* TASK GOAL: Print exactly the lines from the first one down to the line containing "y_max = 2142", both ends included, with no pictures and nothing else.

* DATA BLOCK:
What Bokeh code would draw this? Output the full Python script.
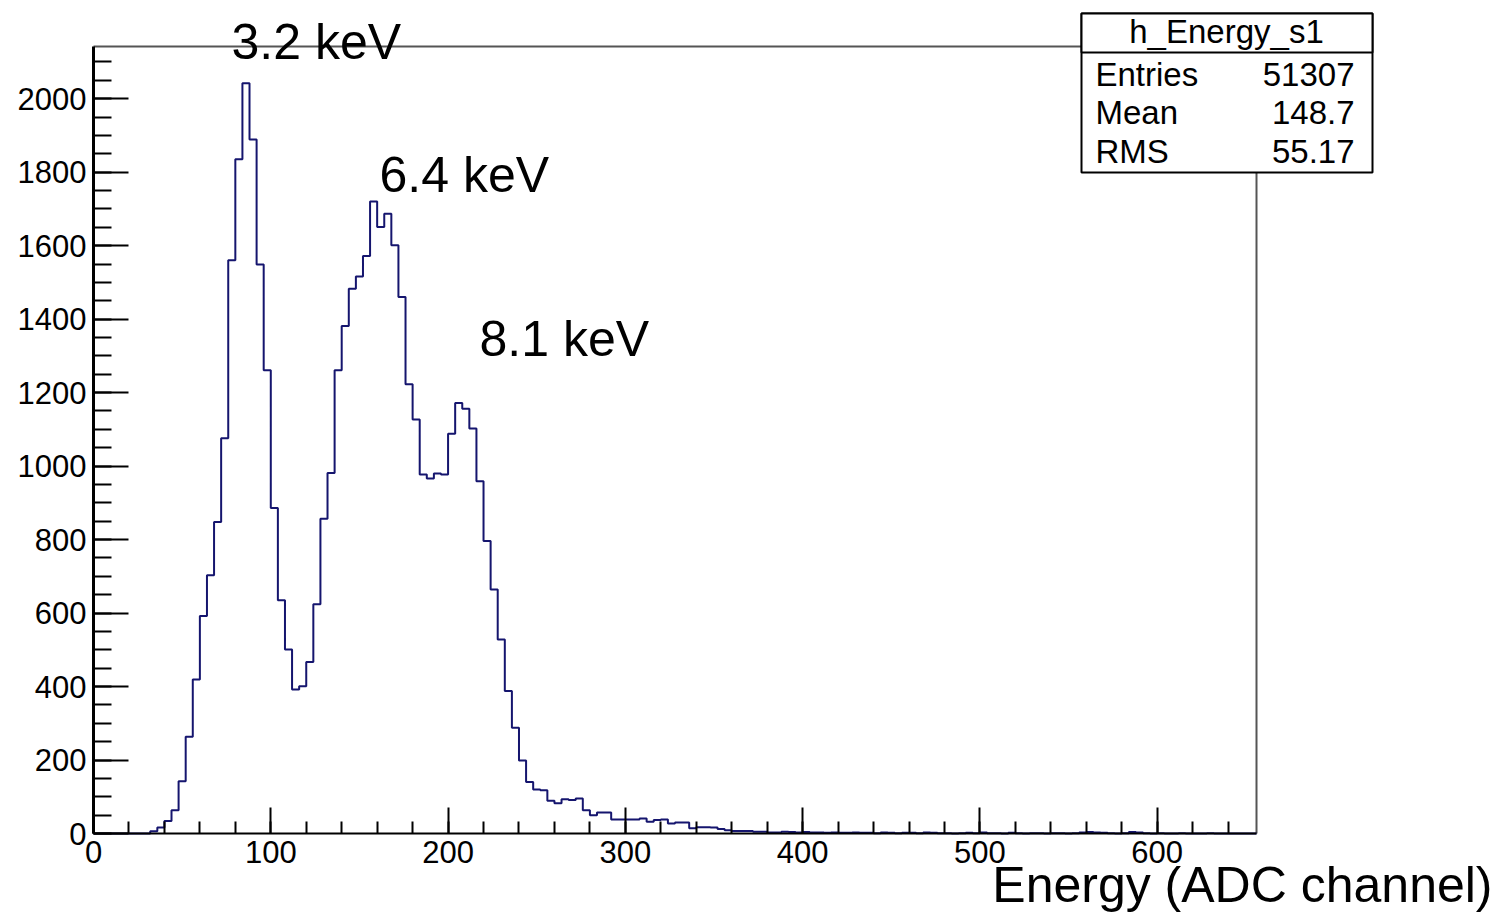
import numpy as np
from bokeh.plotting import figure
from bokeh.models import Label, BoxAnnotation, SingleIntervalTicker, Range1d
from bokeh.embed import file_html
from bokeh.resources import INLINE

# ---------------- data ----------------
bin_width = 4
x_min, x_max = 0, 656
y_max = 2142

counts = [
    0, 0, 0, 0, 0, 0, 0, 0,                 # 0 - 28
    6, 16, 34, 63, 142, 263, 419, 592,      # 32 - 60
    703, 848, 1076, 1560, 1835, 2042, 1889, 1549,   # 64 - 92
    1261, 886, 635, 501, 392, 401, 467, 624,        # 96 - 124
    857, 981, 1261, 1381, 1483, 1516, 1572, 1720,   # 128 - 156
    1651, 1687, 1601, 1460, 1223, 1127, 977, 966,   # 160 - 188
    980, 977, 1088, 1172, 1156, 1102, 959, 796,     # 192 - 220
    664, 528, 388, 288, 199, 140, 120, 118,         # 224 - 252
    89, 82, 93, 91, 95, 63, 50, 57,                 # 256 - 284
    57, 38, 38, 38, 38, 41, 32, 37,                 # 288 - 316
    38, 27, 30, 30, 14, 17, 17, 16,                 # 320 - 348
    12, 9, 7, 7, 7, 5, 5, 3,                        # 352 - 380
    3, 5, 4, 3, 4, 3, 3, 2,                         # 384 - 412
    3, 2, 2, 3, 2, 2, 1, 3,                         # 416 - 444
    2, 1, 2, 2, 1, 3, 2, 1,                         # 448 - 476
    1, 0, 1, 2, 1, 3, 1, 1,                         # 480 - 508
    0, 2, 1, 0, 1, 1, 0, 1,                         # 512 - 540
    1, 0, 1, 3, 4, 3, 2, 1,                         # 544 - 572
    0, 1, 4, 3, 1, 0, 1, 0,                         # 576 - 604
    0, 1, 0, 0, 0, 1, 0, 0,                         # 608 - 636
    0, 0, 0, 0,                                     # 640 - 652
]

peak_labels = ["3.2 keV", "6.4 keV", "8.1 keV"]
stats_title = "h_Energy_s1"
stats_names = ["Entries", "Mean", "RMS"]
stats_values = ["51307", "148.7", "55.17"]
x_axis_label = "Energy (ADC channel)"

# ---------------- layout ----------------
W, H = 1499, 915
FL, FR, FT, FB = 93, 1256, 46, 833      # histogram frame in canvas pixels
FONT = "Liberation Sans"
BASE_SHIFT = 0.37                        # alphabetic-baseline correction (x font size)


def sx(px):
    return x_min + (px - FL) * (x_max - x_min) / (FR - FL)


def sy(py):
    return (FB - py) * y_max / (FB - FT)


def text_label(txt, px, base_py, size, align):
    return Label(x=sx(px), y=sy(base_py - BASE_SHIFT * size), text=txt,
                 text_font=FONT, text_font_size=f"{size}px", text_color="black",
                 text_align=align, text_baseline="alphabetic")


p = figure(width=W, height=H,
           x_range=Range1d(sx(0), sx(W)), y_range=Range1d(sy(H), sy(0)),
           output_backend="svg", toolbar_location=None,
           min_border=0, min_border_left=0, min_border_right=0,
           min_border_top=0, min_border_bottom=0)
p.background_fill_color = "white"
p.border_fill_color = "white"
p.outline_line_color = None
p.xgrid.visible = False
p.ygrid.visible = False

# axes (drawn at the histogram frame edges, limited to the data range)
p.xaxis.ticker = SingleIntervalTicker(interval=100, num_minor_ticks=5)
p.yaxis.ticker = SingleIntervalTicker(interval=200, num_minor_ticks=4)
p.xaxis.fixed_location = 0
p.yaxis.fixed_location = x_min
p.xaxis.bounds = (x_min, x_max)
p.yaxis.bounds = (0, y_max)
for ax in (p.xaxis[0], p.yaxis[0]):
    ax.axis_line_color = "black"
    ax.major_tick_line_color = "black"
    ax.minor_tick_line_color = "black"
    ax.major_tick_line_width = 2
    ax.minor_tick_line_width = 2
    ax.major_tick_out = 0
    ax.minor_tick_out = 0
    ax.major_label_text_font = FONT
    ax.major_label_text_font_size = "31px"
    ax.major_label_text_color = "black"
p.yaxis.axis_line_width = 3
p.xaxis.axis_line_width = 2
p.yaxis.major_tick_in = 35
p.yaxis.minor_tick_in = 18
p.xaxis.major_tick_in = 26
p.xaxis.minor_tick_in = 12
p.yaxis.major_label_standoff = 7
p.xaxis.major_label_standoff = 7

# frame top / right edges
p.line([x_min, x_max, x_max], [y_max, y_max, 0], line_color="#555555", line_width=2)

# histogram outline
edges = x_min + bin_width * np.arange(len(counts) + 1)
xs = np.repeat(edges, 2)
ys = np.concatenate([[0], np.repeat(np.array(counts, dtype=float), 2), [0]])
p.line(xs, ys, line_color="#15156e", line_width=2)

# peak labels
peak_pos = [(231, 60), (379, 193), (479, 357)]
for txt, (px, py) in zip(peak_labels, peak_pos):
    p.add_layout(text_label(txt, px, py, 50, "left"))

# x axis title
p.add_layout(text_label(x_axis_label, 1492, 903, 50, "right"))

# stats box
p.add_layout(BoxAnnotation(left=sx(1081), right=sx(1372), top=sy(13), bottom=sy(172),
                           fill_color="white", fill_alpha=1.0,
                           line_color="black", line_alpha=1.0, line_width=2))
p.add_layout(BoxAnnotation(left=sx(1081), right=sx(1372), top=sy(13), bottom=sy(52),
                           fill_color="white", fill_alpha=1.0,
                           line_color="black", line_alpha=1.0, line_width=2))
p.add_layout(text_label(stats_title, 1226, 43, 33, "center"))
for i, (nm, vl) in enumerate(zip(stats_names, stats_values)):
    base = 86 + i * 38.5
    p.add_layout(text_label(nm, 1095, base, 33, "left"))
    p.add_layout(text_label(vl, 1354, base, 33, "right"))

open("out.html", "w").write(file_html(p, INLINE))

* CORRECT RESPONSE:
What Bokeh code would draw this? Output the full Python script.
import numpy as np
from bokeh.plotting import figure
from bokeh.models import Label, BoxAnnotation, SingleIntervalTicker, Range1d
from bokeh.embed import file_html
from bokeh.resources import INLINE

# ---------------- data ----------------
bin_width = 4
x_min, x_max = 0, 656
y_max = 2142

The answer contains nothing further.